この機能って必要? そう感じても「G-SHOCK」が欲しくなる理由:水曜インタビュー劇場(G-SHOCK公演)(2/6 ページ)
カシオ計算機のG-SHOCKが売れている。パンフレットをみると、さまざまな機能が搭載されているが、スーツを着ているサラリーマンには「これ必要なの?」と思えるようなものばかり。それでも、売れている理由を探っていくと……。
まず“世界観”を決める
土肥: 8月に、G-SHOCKの新作が発売されました。過酷な陸上の環境で役立つ耐振動構造、防塵(ぼうじん)・防泥構造を採用〜〜〜がウリだそうで、まさにザ・G-SHOCKといった感じなのですが、どういった経緯で商品化されたのでしょうか?
斉藤: G-SHOCKといえば、デジタルを想像される人が多いと思うのですが、実はアナログも売れていまして、会社として「独自の技術を発信していこう」という方針があるんです。G-SHOCKでなにができるのか? を考え、陸・海・空をテーマにしたモノをそろえようとなりました。
土肥: なるほど。で、今回のように陸をテーマにした時計を開発されたわけですね。
斉藤: いえいえ、そんなに簡単には決まりません。
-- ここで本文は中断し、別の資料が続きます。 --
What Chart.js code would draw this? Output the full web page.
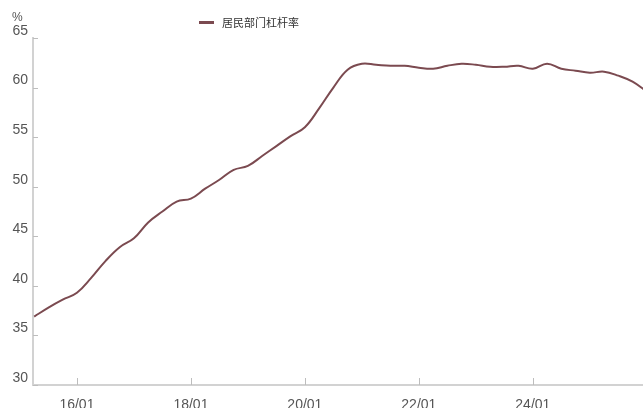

空であれば、空のどこ? パラシュートで落ちてくるときの空なのか? 飛行機で飛んでいるときの空なのか? 海であれば、海のどこ? 太平洋の遠い海なのか? 日本海の近い海なのか? 陸であれば、陸のどこ? といったことを決めなければいけません。
土肥: 商品を開発する際、誰に向けてつくるのか。ターゲットを決めることが多いと思うのですが、G-SHOCKの場合はまず“世界観”のようなものを決められるのですね。
斉藤: ですね。次に、どんな人に使っていただけるのかを考えます。陸をテーマにしたマッドマスターの場合、消防隊員、警察官、レスキュー隊など、過酷な現場で必要にしている人たちを想像しました。「消防隊員」といっても、火を消す人たちなのか、救急活動をする人たちなのか、救助活動をする人たちなのか。それとも違う仕事をする人たちなのか。さまざまなことを考え、マッドマスターの場合は、泥だらけの中で救助活動をしている人たちが身につける時計をつくることはできないか、といったことを考えました。
過酷なシーンでの作業になるので、時計に泥が入ってはいけません。素手ではなくグローブを着用する人が多いので、グローブをしたまま時計を操作できなければいけません。そんなことを考えながら、開発を進めていきました。